Hitchens, on the meaning of bohemia and the West Village
Christopher Hitchens recalls bohemia’s eclipses in London, Paris, and San Francisco, and worries that New York’s West Village may soon become another victim of the skyscraper’s shadow. The loss would be immeasurable.
[T]ry picturing American culture without the contribution of this unique square mile. Inter alia, you would have to subtract Bob Dylan and the Cafe Wha?, Norman Mailer and The Village Voice, Isadora Duncan, John Reed and Edna St. Vincent Millay, the Beats, the gay movement and Christopher Street and the Stonewall Inn, Lauren Bacall as “Miss Greenwich Village of 1942,” Eugene O’Neill, Dylan Thomas at the White Horse Tavern, Dawn Powell and Djuna Barnes.

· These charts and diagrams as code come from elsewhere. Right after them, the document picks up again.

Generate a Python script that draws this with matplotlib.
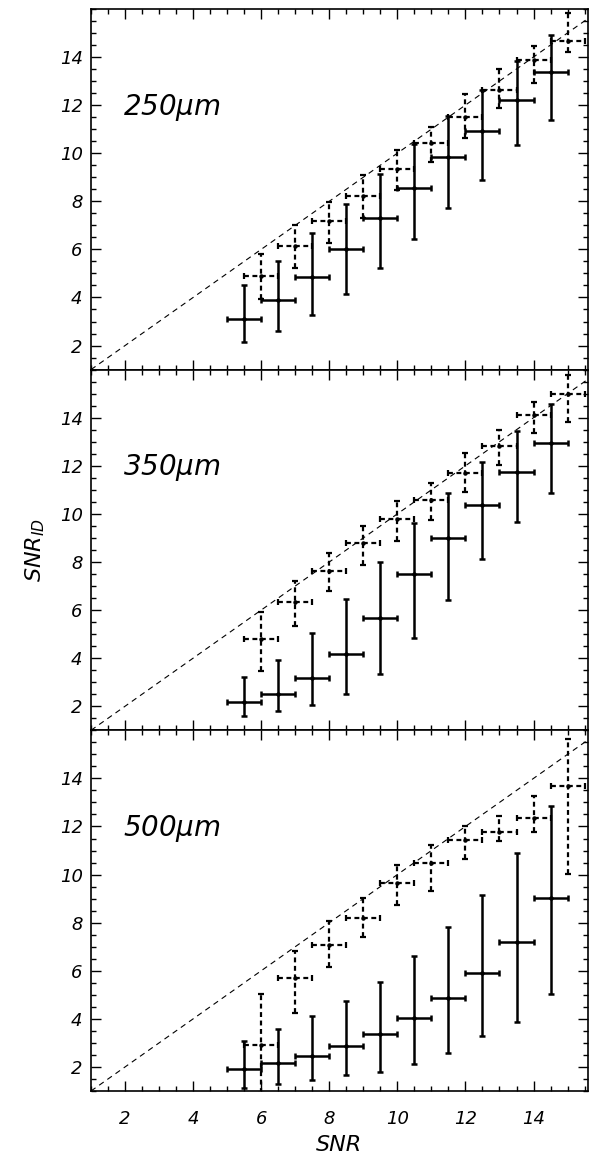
import numpy as np
import matplotlib
matplotlib.use("Agg")
import matplotlib.pyplot as plt
from matplotlib.ticker import MultipleLocator

plt.rcParams['font.family'] = ['DejaVu Sans']
plt.rcParams['font.style'] = 'oblique'
plt.rcParams['font.weight'] = 'light'
plt.rcParams['mathtext.fontset'] = 'custom'
plt.rcParams['mathtext.it'] = 'DejaVu Sans:oblique:light'
plt.rcParams['mathtext.rm'] = 'DejaVu Sans:oblique:light'

# SNR bin centres
snr_all = np.array([5.5, 6.5, 7.5, 8.5, 9.5, 10.5, 11.5, 12.5, 13.5, 14.5])
snr_id = np.array([6, 7, 8, 9, 10, 11, 12, 13, 14, 15])
bands = ['250$\\mu m$', '350$\\mu m$', '500$\\mu m$']

# solid bars: median, lower end, upper end
solid_mid = [
    [3.11, 3.90, 4.87, 6.03, 7.29, 8.55, 9.86, 10.93, 12.22, 13.37],
    [2.17, 2.53, 3.16, 4.16, 5.67, 7.48, 8.99, 10.35, 11.75, 12.94],
    [1.90, 2.15, 2.46, 2.87, 3.36, 4.05, 4.88, 5.89, 7.20, 9.03],
]
solid_lo = [
    [2.15, 2.62, 3.29, 4.16, 5.23, 6.44, 7.74, 8.89, 10.32, 11.39],
    [1.61, 1.79, 2.07, 2.51, 3.36, 4.84, 6.43, 8.13, 9.68, 10.87],
    [1.11, 1.29, 1.46, 1.67, 1.81, 2.11, 2.59, 3.29, 3.88, 5.03],
]
solid_hi = [
    [4.50, 5.53, 6.66, 7.90, 9.13, 10.40, 11.56, 12.63, 13.84, 14.92],
    [3.20, 3.91, 5.03, 6.47, 8.01, 9.64, 10.86, 12.16, 13.46, 14.56],
    [3.09, 3.57, 4.12, 4.74, 5.52, 6.61, 7.80, 9.17, 10.90, 12.84],
]

# dashed bars: median, lower end, upper end
dashed_mid = [
    [4.89, 6.14, 7.18, 8.23, 9.35, 10.42, 11.51, 12.63, 13.86, 14.67],
    [4.81, 6.34, 7.61, 8.79, 9.79, 10.58, 11.68, 12.83, 14.11, 14.97],
    [2.91, 5.70, 7.07, 8.20, 9.65, 10.48, 11.43, 11.77, 12.37, 13.67],
]
dashed_lo = [
    [3.94, 5.22, 6.26, 7.30, 8.45, 9.64, 10.63, 11.87, 12.91, 14.22],
    [3.48, 5.32, 6.78, 7.88, 8.88, 9.74, 10.93, 12.04, 13.35, 13.84],
    [0.90, 4.23, 6.14, 7.41, 8.73, 9.31, 10.64, 11.39, 11.77, 10.04],
]
dashed_hi = [
    [5.81, 7.01, 7.99, 9.10, 10.13, 11.09, 12.45, 13.49, 14.47, 15.82],
    [5.93, 7.19, 8.37, 9.48, 10.54, 11.30, 12.55, 13.49, 14.64, 15.77],
    [5.03, 6.83, 8.08, 9.01, 10.39, 11.25, 12.02, 12.42, 13.25, 15.62],
]

fig = plt.figure(figsize=(5.9, 11.59), dpi=100)
left, width = 91 / 590, 497 / 590
bottom0, h = 68 / 1159, 360.7 / 1159
axes = []
for i in range(3):
    ax = fig.add_axes([left, bottom0 + (2 - i) * h, width, h])
    axes.append(ax)

dash = (0, (2.2, 1.6))
for i, ax in enumerate(axes):
    ax.set_xlim(1, 15.6)
    ax.set_ylim(1, 16)

    xs = np.array(ax.get_xlim())
    ax.plot(xs, xs, color='black', lw=0.8, linestyle=(0, (5, 4)), zorder=1)

    mid = np.array(solid_mid[i])
    yerr = [mid - np.array(solid_lo[i]), np.array(solid_hi[i]) - mid]
    ax.errorbar(snr_all, mid, xerr=0.5, yerr=yerr, fmt='o', ms=2.2,
                color='black', ecolor='black', elinewidth=1.8,
                capsize=2.2, capthick=1.8, zorder=3)

    dmid = np.array(dashed_mid[i])
    dyerr = [dmid - np.array(dashed_lo[i]), np.array(dashed_hi[i]) - dmid]
    eb = ax.errorbar(snr_id, dmid, xerr=0.5, yerr=dyerr, fmt='o', ms=2.2,
                     color='black', ecolor='black', elinewidth=1.6,
                     capsize=2.2, capthick=1.6, zorder=2)
    for coll in eb[2]:
        coll.set_linestyle(dash)

    ax.text(1.95, 11.6, bands[i], fontsize=20, ha='left', va='baseline')

    ax.xaxis.set_major_locator(MultipleLocator(2))
    ax.xaxis.set_minor_locator(MultipleLocator(0.5))
    ax.yaxis.set_major_locator(MultipleLocator(2))
    ax.yaxis.set_minor_locator(MultipleLocator(0.5))
    ax.set_yticks([2, 4, 6, 8, 10, 12, 14])
    ax.tick_params(which='both', direction='in', top=True, right=True,
                   width=1.0, labelsize=13)
    ax.tick_params(which='major', length=7.5)
    ax.tick_params(which='minor', length=3.5)
    ax.tick_params(axis='y', pad=6)
    ax.tick_params(axis='x', pad=14)
    for sp in ax.spines.values():
        sp.set_linewidth(1.2)
    if i < 2:
        ax.tick_params(axis='x', labelbottom=False)
    else:
        ax.set_xticks([2, 4, 6, 8, 10, 12, 14])
        ax.set_xlabel('SNR', fontsize=16, labelpad=5)

axes[1].set_ylabel('$SNR_{ID}$', fontsize=16, labelpad=9)

fig.savefig('out.png', dpi=100)
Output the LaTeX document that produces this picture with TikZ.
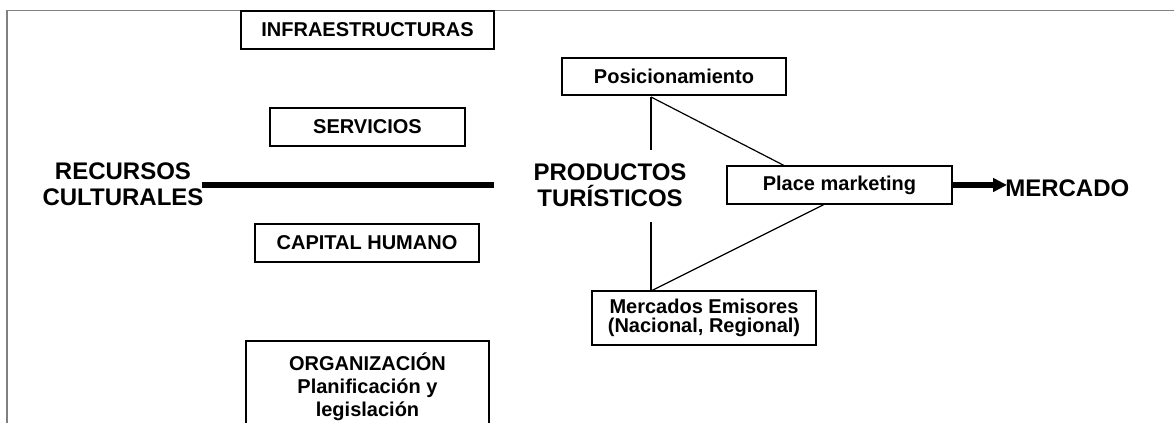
\documentclass[tikz,border=0pt]{standalone}
\usepackage{fontspec}
\setmainfont{Liberation Sans}
\usetikzlibrary{arrows.meta}
\begin{document}
\begin{tikzpicture}[x=0.75pt,y=-0.75pt,
  box/.style={draw=black,line width=0.9pt,fill=white,align=center,inner sep=0pt,
    font=\fontsize{15}{14.5}\selectfont\bfseries},
  big/.style={align=center,inner sep=0pt,font=\fontsize{18}{19.5}\selectfont\bfseries},
  thin/.style={draw=black,line width=0.9pt},
  frame/.style={draw=black!50,line width=1.3pt},
  thick/.style={draw=black,line width=3.9pt}]
\clip (0,0) rectangle (1174,423);
\useasboundingbox (0,0) rectangle (1174,423);
% frame
\coordinate (f0) at (7,423);
\coordinate (f1) at (7,10.5);
\coordinate (f2) at (1180,10.5);
\draw[frame] (f0) -- (f1) -- (f2);
% left column boxes
\node[box,minimum width=189.75pt,minimum height=28.5pt] (infra) at (367.5,30) {INFRAESTRUCTURAS};
\node[box,minimum width=146.25pt,minimum height=28.5pt] (serv) at (367.5,127) {SERVICIOS};
\node[box,minimum width=168pt,minimum height=28.5pt] (cap) at (367,243) {CAPITAL HUMANO};
\node[box,minimum width=182.25pt,minimum height=69pt,font=\fontsize{15}{17.25}\selectfont\bfseries] (org) at (367.5,387) {ORGANIZACIÓN\\Planificación y\\legislación};
% main labels
\node[big] (rec) at (123,184) {RECURSOS\\CULTURALES};
\node[big] (prod) at (610,185) {PRODUCTOS\\TURÍSTICOS};
\node[big,anchor=west] (merc) at (1005,188) {MERCADO};
% thick line
\coordinate (l0) at (202,185);
\coordinate (l1) at (494,185);
\draw[thick] (l0) -- (l1);
% right boxes
\node[box,minimum width=168pt,minimum height=27.75pt] (pos) at (674,76.5) {Posicionamiento};
\node[box,minimum width=168.75pt,minimum height=28.5pt] (pm) at (839.5,185) {Place marketing};
\node[box,minimum width=168pt,minimum height=40.5pt,font=\fontsize{15}{14.3}\selectfont\bfseries] (emi) at (704,318) {Mercados Emisores\\(Nacional, Regional)};
% connectors
\coordinate (v0) at (651,97);
\coordinate (v1) at (651,150);
\coordinate (v2) at (651,222);
\coordinate (v3) at (651,291);
\coordinate (d1) at (785,166);
\coordinate (d2) at (825,204);
\draw[thin] (v0) -- (v1);
\draw[thin] (v2) -- (v3);
\draw[thin] (v0) -- (d1);
\draw[thin] (d2) -- (v3);
\coordinate (ae) at (1007,185);
\draw[thick,-{Triangle[length=10.5pt,width=10pt]}] (pm.east) -- (ae);
\end{tikzpicture}
\end{document}
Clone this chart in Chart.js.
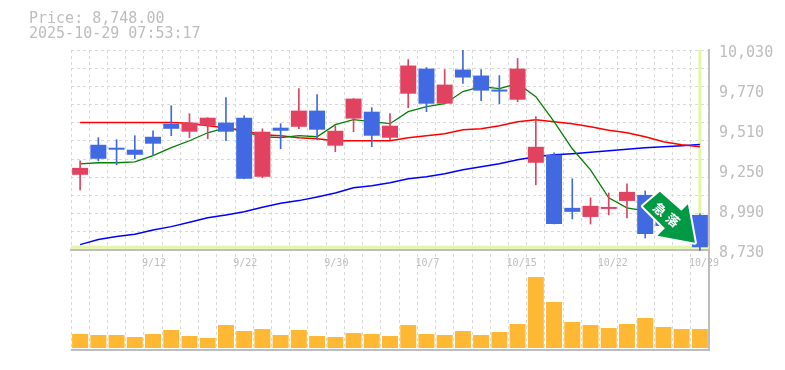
<!DOCTYPE html>
<html><head><meta charset="utf-8">
<style>html,body{margin:0;padding:0;background:#fff}#w{position:relative;width:785px;height:370px}</style>
<script src="https://cdn.jsdelivr.net/npm/chart.js@4/dist/chart.umd.min.js"></script>
</head><body><div id="w"><canvas id="c" width="785" height="370"></canvas></div>
<script>
const categories=['9/8','9/9','9/10','9/11','9/12','9/16','9/17','9/18','9/19','9/22','9/24','9/25','9/26','9/29','9/30','10/1','10/2','10/3','10/6','10/7','10/8','10/9','10/10','10/14','10/15','10/16','10/17','10/20','10/21','10/22','10/23','10/24','10/27','10/28','10/29'];
const shownDates=['9/12','9/22','9/30','10/7','10/15','10/22','10/29'];
const open=[9219,9414,9395,9382,9466,9551,9499,9538,9558,9590,9206,9525,9531,9636,9408,9584,9629,9460,9746,9909,9681,9903,9864,9773,9707,9297,9349,9004,8945,8997,9049,9088,9004,8939,8958];
const high=[9310,9460,9447,9473,9505,9668,9616,9590,9720,9603,9518,9551,9779,9740,9538,9714,9655,9616,9968,9916,9903,10033,9903,9864,9975,9597,9362,9193,9069,9101,9160,9114,9036,8965,8965];
const low=[9121,9310,9284,9323,9343,9473,9460,9453,9440,9193,9199,9388,9518,9447,9369,9499,9401,9447,9655,9629,9681,9812,9701,9681,9694,9154,8899,8932,8899,8958,8939,8808,8860,8821,8727];
const close=[9264,9323,9382,9349,9421,9518,9558,9590,9499,9193,9499,9505,9636,9512,9505,9714,9473,9538,9929,9681,9805,9851,9766,9760,9909,9401,8899,8978,9017,9010,9108,8834,8886,8847,8748];
const maShort=[9290,9297,9297,9303,9343,9395,9440,9492,9525,9499,9466,9460,9473,9466,9545,9577,9564,9551,9629,9662,9681,9760,9792,9779,9812,9727,9564,9388,9251,9069,9004,8984,8939,8893,8847];
const maMid=[9558,9558,9558,9558,9558,9558,9554,9538,9525,9505,9479,9473,9460,9453,9440,9440,9440,9440,9460,9473,9486,9512,9518,9538,9564,9577,9564,9551,9531,9509,9492,9466,9434,9414,9401];
const maLong=[8765,8798,8817,8832,8860,8882,8910,8940,8958,8978,9008,9034,9051,9075,9101,9134,9147,9167,9193,9206,9225,9251,9271,9290,9316,9336,9349,9356,9365,9375,9385,9395,9401,9408,9416];
const volume=[140,130,130,110,140,180,120,100,230,170,190,130,180,120,110,150,140,120,230,140,130,170,130,160,240,710,460,260,230,200,240,300,210,190,190];
const priceTicks=[8730,8990,9250,9510,9770,10030];
const titleLines=['Price: 8,748.00','2025-10-29 07:53:17'];
const badgeChars=['急','落'];

const UP='#E04260',DOWN='#4169E1',VOL='#FFB833',TXT='#BDBDBD',GRID='#D9D9D9',AXIS='#BDBDBD',CROSS='#E3F5A6';
const candleColors=open.map((o,i)=>close[i]>=o?UP:DOWN);
const gridTicks=[];for(let k=0;k<=11;k++)gridTicks.push(8730+k*1300/11);
const PMIN=8080,PMAX=10030;

const decor={id:'decor',
 beforeDatasetsDraw(ch){
  const {ctx,chartArea:a,scales:{x,y}}=ch;
  const px=x.getPixelForValue(categories.length-1),py=y.getPixelForValue(close[close.length-1]);
  ctx.save();ctx.fillStyle=CROSS;
  ctx.fillRect(px-1.5,a.top,3,py-a.top);
  ctx.fillRect(a.left,py-1.5,a.right-a.left,3);
  ctx.restore();
 },
 afterDraw(ch){
  const {ctx,chartArea:a,scales:{x,y}}=ch;
  ctx.save();
  ctx.strokeStyle=AXIS;ctx.lineWidth=2;
  ctx.beginPath();ctx.moveTo(a.left,a.bottom);ctx.lineTo(a.right+1,a.bottom);ctx.stroke();
  ctx.fillStyle=TXT;ctx.font='15px "DejaVu Sans Mono"';ctx.textBaseline='alphabetic';ctx.textAlign='left';
  titleLines.forEach((t,i)=>ctx.fillText(t,29,23+i*15));
  // badge anchored on the last candle
  const ox=x.getPixelForValue(categories.length-1),oy=y.getPixelForValue(close[close.length-1]);
  const pts=[[-40,-55.5],[-57,-41],[-35,-19],[-42.5,-11.5],[-5,-4.5],[-12,-43],[-18.5,-36.5]];
  ctx.beginPath();pts.forEach((p,i)=>{i?ctx.lineTo(ox+p[0],oy+p[1]):ctx.moveTo(ox+p[0],oy+p[1])});ctx.closePath();
  ctx.lineJoin='round';ctx.strokeStyle='#fff';ctx.lineWidth=4;ctx.stroke();
  ctx.fillStyle='#009944';ctx.fill();
  ctx.translate(ox-33.5,oy-32.5);ctx.rotate(Math.PI*0.22);
  ctx.fillStyle='#fff';ctx.font='bold 13px "Noto Sans CJK JP"';ctx.textAlign='center';ctx.textBaseline='middle';
  badgeChars.forEach((t,i)=>ctx.fillText(t,(i-0.5)*17,0));
  ctx.restore();
 }};

new Chart(document.getElementById('c'),{
 data:{labels:categories,datasets:[
  {type:'bar',label:'Volume',yAxisID:'yVol',data:volume,backgroundColor:VOL,grouped:false,categoryPercentage:1,barPercentage:0.877,order:1},
  {type:'bar',label:'Body',yAxisID:'y',data:open.map((o,i)=>[o,close[i]]),backgroundColor:candleColors,grouped:false,categoryPercentage:1,barPercentage:0.877,order:2},
  {type:'bar',label:'Wick',yAxisID:'y',data:low.map((l,i)=>[l,high[i]]),backgroundColor:candleColors,grouped:false,barThickness:1,order:3},
  {type:'line',label:'MA short',yAxisID:'y',data:maShort,borderColor:'#008000',borderWidth:1.3,pointRadius:0,tension:0,order:4},
  {type:'line',label:'MA mid',yAxisID:'y',data:maMid,borderColor:'#FF0000',borderWidth:1.5,pointRadius:0,tension:0,order:5},
  {type:'line',label:'MA long',yAxisID:'y',data:maLong,borderColor:'#0000FF',borderWidth:1.5,pointRadius:0,tension:0,order:6}
 ]},
 options:{
  responsive:false,animation:false,devicePixelRatio:1,
  layout:{padding:{left:71,top:50,right:0,bottom:20}},
  plugins:{legend:{display:false},title:{display:false},tooltip:{enabled:false}},
  scales:{
   x:{type:'category',position:{y:8730},
      grid:{color:GRID,lineWidth:1,drawTicks:false,offset:true},
      border:{color:AXIS,width:2,dash:[3,3]},
      ticks:{autoSkip:false,maxRotation:0,minRotation:0,align:'start',labelOffset:-11,padding:7,color:TXT,font:{family:'"DejaVu Sans Mono"',size:10},
        callback(v){const l=this.getLabelForValue(v);return shownDates.includes(l)?l:'';}}},
   y:{type:'linear',position:'right',min:PMIN,max:PMAX,
      afterBuildTicks(s){s.ticks=gridTicks.map(v=>({value:v}));},
      afterFit(s){s.width=0;},
      grid:{color:GRID,lineWidth:1,drawTicks:false},
      border:{display:false,dash:[3,3]},
      ticks:{display:false}},
   yLabels:{axis:'y',type:'linear',position:'right',min:PMIN,max:PMAX,
      afterBuildTicks(s){s.ticks=priceTicks.map(v=>({value:v}));},
      afterFit(s){s.width=76;},
      grid:{display:false,drawTicks:false},
      border:{color:AXIS,width:2},
      ticks:{padding:10,labelOffset:3,color:TXT,crossAlign:'near',font:{family:'"DejaVu Sans Mono"',size:15},
        callback(v){return v.toLocaleString('en-US');}}},
   yVol:{axis:'y',type:'linear',display:false,min:-20,max:2980}
  }
 },
 plugins:[decor]
});
</script></body></html>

In his book which has the wonderful title Republic of Dreams, Ross Wetzsteon managed to evoke what he admitted was sometimes “a cult of carefree irresponsibility, but in the service of transcendental ideas.” That could be Bohemia defined.
The loss of a cultural beacon like the West Village will make the future a bit dimmer
because on the day when everywhere looks like everywhere else we shall all be very much impoverished, and not only that but—more impoverishingly still—we will be unable to express or even understand or depict what we have lost.